The technical infrastructure of the TextGrid Repository is provided by GWDG. The overall repository consists of various components. The actual repository software is running on virtual machines on the VMware-Cluster of GWDG. This virtualization cluster is composed of two nodes, which are positioned at two different locations in the city of Göttingen. Hence, in case of an outage at one node, it is ensured that the repository is still operating on the second node.
In addition to a productie virtual machine (VM), there is also a second VM used for development and testing.
The virtualization environment also enables to dynamically and to efficiently distribute the underlying hardware resources to the repository. This ensures the repository to be continuously operated on a reliable and efficient infrastructure system, which also addresses increasing load due to increasing repository users. This also includes higher bandwidth to allow faster use of the infrastructure and best effort to provide around the clock connectivity. Since, the VM itself is monitored by GWDG, the utilization of the resources (CPU, RAM, Network Bandwidth) are tracked, it is possible to detect fully utilized resources and to increase the respective resource capacity.
Furthermore, all the virtual machines of the TextGrid repository are managed by a deployment management tool called Puppet, which ensures a consolidated operation and configuration of the overall repository. In principle, Puppet is used to define all the components composing the TextGrid repository and to ensure that all of them are in place (see dhrep puppet module: https://github.com/DARIAH-DE/puppetmodule-dhrep).
In the following, there is a listing of all the components which form the overall architecture of the TextGrid Repository:
Nginx, the proxy web-server on top of the underlying repository components which allows to keep the internal architecture of the TextGrid Repository isolated from world wide access, which serves as a protection component and access point to all TextGrid components.
Apache, is dedicatedly employed as a proxy for TG-auth* and TG-noid
TG-auth*, is the authentication and authorisation system of the repository which manages access rights and permissions
TextGrid LDAP (internal), is the database for authentication and authorization, where all relevant data or access rights and permissions are stored.
TextGrid LDAP Backup (internal), is the backup of the TextGrid LDAP (daily dump, and then backupped with Tivoli)
DARIAH IdP, regulates access via the federated identity provider Shibboleth (TextGrid is accessible via Shibboleth)
DARIAH LDAP, is the database for regulating access via the DARIAH Accounting Infrastructure (TextGrid is accessible via a DARIAH account)
TG-crud, represents the data management-system for creating, updating, retrieving and deleting of data
TG-search, is the search engine on top of the TextGrid Repository
ElasticSearch, one of the underlying technology of TG-search used for search functionalities of the repository
Sesame, the RDF database for rdf queries, that are related among others to the versioning system of he repository
Sesame Backup, is the backup of the RDF relations and indexes provided by Sesame (daily dump, and then backupped with Tivoli)
TG-noid, the component which generates identifiers (naming component) for the objects and datasets
StorNext, represents the archival system (storage system) of the repository
Tivoli Backup, the backup-system of the Repository
EPIC-PID, the reference system providing persistent identifiers to deposited data and objects
Besides the monitoring of the basic technical infrastructure by the GWDG, all the above listed components are individually monitored by developers and maintainers of SUB and GWDG as responsible institutions of the Humanities Data Centre, where the TextGrid Repository is located.
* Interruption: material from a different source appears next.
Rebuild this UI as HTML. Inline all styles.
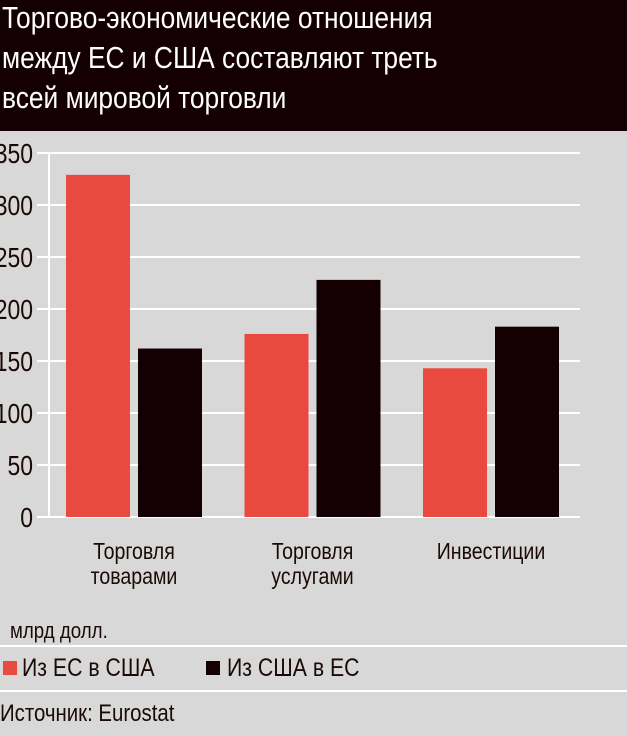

The most important components and their dependencies are visualised in the following figure:
Fig. 8: A dependency chart of the TextGrid architecture and involved services
A detailed internal security plan ensures the quick re-operation of all components provided by the technical infrastructure for the functioning of the TextGrid Repository. This plan includes clear procedures and responsibilities for an outage of essential services and has to be updated when ever new potential threads have been identified or the technical infrastructure has changed.
There are various possibilities which can lead to failures in the individual components of the repository. These possibilities can be categorized into two groups: First, sudden and unforeseen failures, always require exceptional handling, workflows in case of unexpected outages are clearly defined. Secondly, modifications and maintenance works can also lead to outages. Therefore, to minimize failures caused by the risk second category, there are also clear procedures defined for maintenance.
The most important component of the repository is constituted by the underlying storage system provided by GWDG. A failure in the storage system leads to a downtime of the entire repository.